Criança mandada a abrigo deve ficar com pai registral até decisão final sobre veracidade do registro

A Quarta Turma do Superior Tribunal de Justiça (STJ) concedeu habeas corpus para que uma criança permaneça sob os cuidados do pai registral e de sua companheira até o trânsito em julgado da ação que investiga a legalidade do registro civil.

 

A Justiça estadual havia determinado a busca e apreensão e o acolhimento institucional da criança no âmbito de uma ação de destituição do poder familiar, investigação de paternidade e anulação de registro civil proposta pelo Ministério Público. Conforme o processo, a criança estava sob os cuidados do pai registral e da companheira desde os três dias de vida, e a medida judicial foi tomada quando ela já tinha 11 meses de idade.

 

Segundo o relator do caso no STJ, ministro Luis Felipe Salomão, a determinação de acolhimento institucional baseou-se tão somente no argumento do Ministério Público de que teria havido adoção irregular mediante fraude no registro, sem a apresentação de evidências de que a criança estivesse em perigo físico ou psíquico ao conviver com o pai e sua companheira.

 

Medida excepcional

 

O ministro destacou que a regra do artigo 98 do Estatuto da Criança e do Adolescente, que prevê o acolhimento institucional em situações de risco, não prescinde da demonstração de evidências de ameaça de violação dos direitos tutelados.

 

“A ação do juiz corretiva de desvios – tanto no âmbito da ação estatal, no âmbito da família, por ato próprio da criança ou adolescente e, ainda, no âmbito da sociedade – deve, necessariamente, ser pautada pela precisa identificação de situação concreta de ameaça ou violação de direitos, notadamente em se tratando da medida de proteção que impõe o acolhimento institucional, por ser esta uma medida excepcional e provisória”, explicou o relator.

 

Salomão disse que o registro civil é dotado de fé pública e, até prova em contrário, goza de presunção de verdade.

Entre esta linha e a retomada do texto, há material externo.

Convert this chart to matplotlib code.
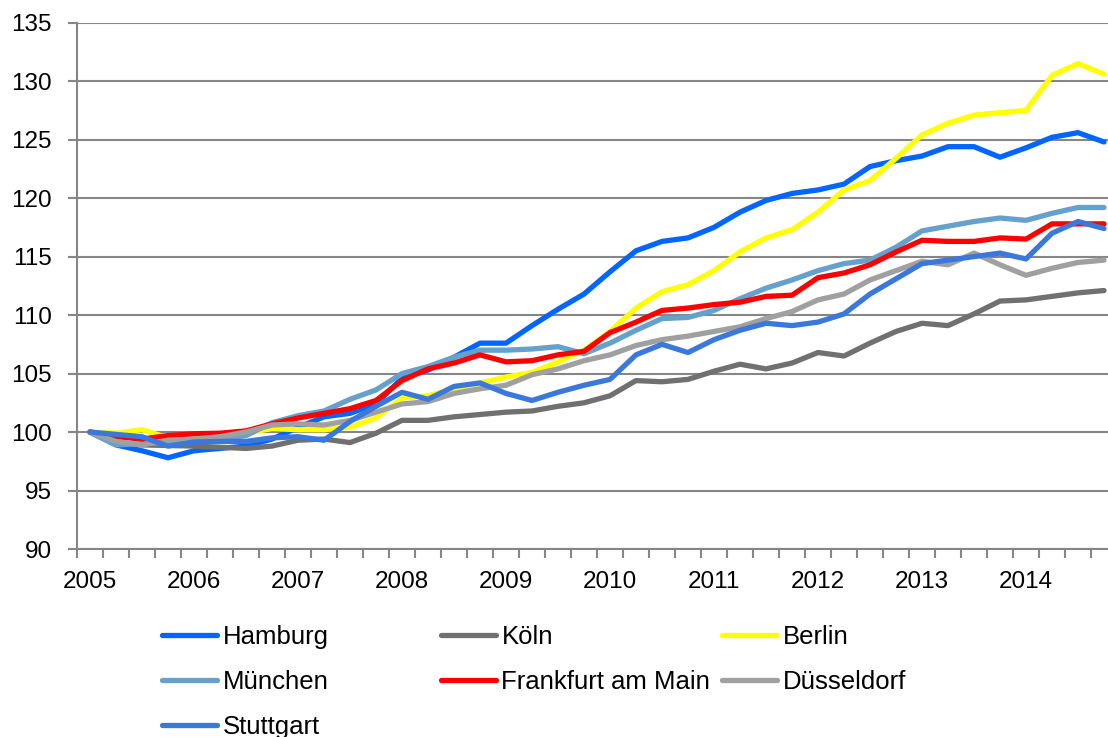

Dessa forma, a declaração do pai, ao reconhecer e registrar o filho, “não pode ser elidida por simples argumentações e conjecturas acerca de sua autenticidade sob o ponto de vista da paternidade biológica”.

 

Melhor interesse

 

O relator ressaltou que o melhor interesse da criança e do adolescente é mais que um princípio, pois traduz verdadeira regra jurídica de cumprimento e observância obrigatórios.

 

Portanto, segundo ele, devem ser afastadas medidas que, embora possam dar a impressão de atender ao caráter protetivo da lei, em certos casos revelam “excessivo formalismo a aviltar o melhor interesse da criança”, que é “conviver em um lar estabelecido”.

 

O mesmo entendimento vale, de acordo com o ministro, para a regra do cadastro nacional de adoção, cuja ordem cronológica pode ser flexibilizada em respeito ao princípio do melhor interesse.

 

“O Estatuto da Criança e do Adolescente não se rege pelo critério da legalidade estrita, mas sim pelo critério finalístico, que se alcança por meio de uma interpretação teleológica objetivando os fins sociais a que a lei se dirige, consoante o artigo 6º do citado diploma”, declarou.

 

Salomão afirmou ainda que não há razoabilidade na decisão de transferir a guarda da criança, primeiro a um abrigo e depois a outro casal cadastrado na lista de adoção, e que isso poderia causar “danos irreparáveis à formação de sua personalidade na fase mais vulnerável do ser humano”. Tal solução, acrescentou, “evidencia um desvirtuamento da regra máxima de proteção e do princípio do melhor interesse da criança”.

 

O número deste processo não é divulgado em razão de segredo judicial.